FILE - The Red Sea resort of Sharm el-Sheikh
LONDON - 17 May 2018: British holiday company Thomas Cook (TCG.L) said it was on track to meet annual forecasts helped by strong demand for holidays to Turkey, Greece and Egypt, and as part of its plan to shift capacity away from parts of Spain where margins are lower.
Analysts are on average expecting Thomas Cook to post operating profit of 352 million pounds for the 12 month period to Sept. 31, which would represent a 7 percent rise on last year’s result.
Thomas Cook said that in Britain, the smaller part of its business in revenue terms compared to its bigger divisions in the Nordics and Germany, France and Belgium, margins were under pressure due to adverse currency moves and hotel cost inflation.
It was mitigating this pressure by shifting holidays from Spain to destinations like Greece and Turkey in the Eastern Mediterranean.
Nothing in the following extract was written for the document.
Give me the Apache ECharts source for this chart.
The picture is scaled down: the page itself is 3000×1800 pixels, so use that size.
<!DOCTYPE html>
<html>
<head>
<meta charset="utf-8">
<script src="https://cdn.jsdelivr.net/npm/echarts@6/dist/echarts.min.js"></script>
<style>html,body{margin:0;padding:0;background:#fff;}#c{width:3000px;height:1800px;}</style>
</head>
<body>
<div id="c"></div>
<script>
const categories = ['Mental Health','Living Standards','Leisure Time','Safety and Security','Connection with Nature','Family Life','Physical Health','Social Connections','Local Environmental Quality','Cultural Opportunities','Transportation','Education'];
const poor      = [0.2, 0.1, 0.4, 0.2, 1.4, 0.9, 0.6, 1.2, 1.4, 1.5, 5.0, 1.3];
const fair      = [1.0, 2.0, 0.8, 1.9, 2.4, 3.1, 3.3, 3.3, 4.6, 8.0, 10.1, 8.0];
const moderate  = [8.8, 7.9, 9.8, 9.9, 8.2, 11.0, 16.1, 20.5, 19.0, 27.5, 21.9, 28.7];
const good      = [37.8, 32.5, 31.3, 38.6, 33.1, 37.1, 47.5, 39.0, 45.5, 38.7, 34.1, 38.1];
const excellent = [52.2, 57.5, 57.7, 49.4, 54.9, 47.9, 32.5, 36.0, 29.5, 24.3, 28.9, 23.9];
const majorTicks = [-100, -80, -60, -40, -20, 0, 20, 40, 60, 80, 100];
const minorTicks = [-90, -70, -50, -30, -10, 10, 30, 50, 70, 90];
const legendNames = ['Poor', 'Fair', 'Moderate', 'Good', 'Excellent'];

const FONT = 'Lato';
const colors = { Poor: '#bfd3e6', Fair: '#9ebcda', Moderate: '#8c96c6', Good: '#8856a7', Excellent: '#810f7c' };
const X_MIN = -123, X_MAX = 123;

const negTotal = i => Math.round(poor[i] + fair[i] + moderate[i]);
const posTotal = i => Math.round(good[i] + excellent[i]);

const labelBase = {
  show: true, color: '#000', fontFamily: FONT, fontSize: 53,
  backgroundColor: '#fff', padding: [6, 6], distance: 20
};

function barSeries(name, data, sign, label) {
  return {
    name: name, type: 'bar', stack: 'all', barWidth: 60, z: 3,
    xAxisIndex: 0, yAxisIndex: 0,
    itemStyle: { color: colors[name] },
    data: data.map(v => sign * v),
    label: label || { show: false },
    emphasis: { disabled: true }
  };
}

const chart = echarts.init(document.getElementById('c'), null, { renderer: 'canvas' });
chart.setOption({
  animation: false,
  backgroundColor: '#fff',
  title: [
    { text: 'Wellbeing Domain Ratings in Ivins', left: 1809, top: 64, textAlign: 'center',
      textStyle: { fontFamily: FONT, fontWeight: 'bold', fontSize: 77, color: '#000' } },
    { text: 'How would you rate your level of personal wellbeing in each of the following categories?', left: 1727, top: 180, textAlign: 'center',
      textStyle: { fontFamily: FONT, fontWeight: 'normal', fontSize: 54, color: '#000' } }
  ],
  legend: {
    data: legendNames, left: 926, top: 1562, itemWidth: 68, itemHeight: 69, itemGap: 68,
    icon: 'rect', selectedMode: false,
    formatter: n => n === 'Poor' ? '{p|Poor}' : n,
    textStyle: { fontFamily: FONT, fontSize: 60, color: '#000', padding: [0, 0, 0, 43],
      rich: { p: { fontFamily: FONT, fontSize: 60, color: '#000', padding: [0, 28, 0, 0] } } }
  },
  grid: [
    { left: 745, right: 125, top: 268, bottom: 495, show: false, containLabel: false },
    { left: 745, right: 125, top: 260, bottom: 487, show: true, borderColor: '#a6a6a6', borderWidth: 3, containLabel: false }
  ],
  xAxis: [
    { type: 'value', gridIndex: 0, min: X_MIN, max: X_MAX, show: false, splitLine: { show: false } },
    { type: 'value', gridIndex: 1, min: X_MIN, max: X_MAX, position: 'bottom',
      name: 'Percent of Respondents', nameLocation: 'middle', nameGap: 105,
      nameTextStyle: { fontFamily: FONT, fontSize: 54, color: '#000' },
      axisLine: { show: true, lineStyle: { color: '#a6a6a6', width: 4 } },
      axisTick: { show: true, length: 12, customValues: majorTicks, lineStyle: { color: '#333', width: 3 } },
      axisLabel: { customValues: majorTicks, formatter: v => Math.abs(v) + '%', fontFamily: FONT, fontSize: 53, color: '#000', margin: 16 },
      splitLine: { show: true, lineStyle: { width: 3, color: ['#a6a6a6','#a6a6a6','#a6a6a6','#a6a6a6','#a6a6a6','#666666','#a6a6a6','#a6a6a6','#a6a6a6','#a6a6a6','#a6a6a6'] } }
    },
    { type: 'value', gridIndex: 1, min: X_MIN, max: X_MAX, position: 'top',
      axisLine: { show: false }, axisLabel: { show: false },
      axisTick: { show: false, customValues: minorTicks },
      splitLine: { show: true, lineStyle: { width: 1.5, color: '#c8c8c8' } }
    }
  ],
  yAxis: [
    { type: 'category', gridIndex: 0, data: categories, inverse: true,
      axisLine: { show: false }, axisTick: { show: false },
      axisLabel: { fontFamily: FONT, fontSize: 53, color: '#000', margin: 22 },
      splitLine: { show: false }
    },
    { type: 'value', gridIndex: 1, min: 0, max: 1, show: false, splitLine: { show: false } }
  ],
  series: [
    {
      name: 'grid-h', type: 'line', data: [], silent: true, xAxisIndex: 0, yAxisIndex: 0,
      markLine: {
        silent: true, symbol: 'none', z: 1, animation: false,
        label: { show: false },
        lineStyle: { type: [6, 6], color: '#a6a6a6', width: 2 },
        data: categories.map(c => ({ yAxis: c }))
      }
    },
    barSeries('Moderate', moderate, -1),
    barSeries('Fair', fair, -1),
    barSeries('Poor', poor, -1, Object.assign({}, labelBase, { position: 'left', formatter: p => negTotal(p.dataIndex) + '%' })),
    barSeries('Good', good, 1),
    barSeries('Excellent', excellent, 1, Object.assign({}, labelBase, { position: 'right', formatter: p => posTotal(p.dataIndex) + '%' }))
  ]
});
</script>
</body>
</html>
For its first-half, which includes its weaker winter season when fewer Europeans take holidays, Thomas Cook on Thursday posted an underlying loss from operations of 169 million pounds, a 5 percent improvement on last year.
That was buoyed by strong demand for holidays to Egypt and long-haul destinations, improving its first-half performance.
Thomas Cook also said on Thursday that it would scrap its Club 18-30 holiday brand.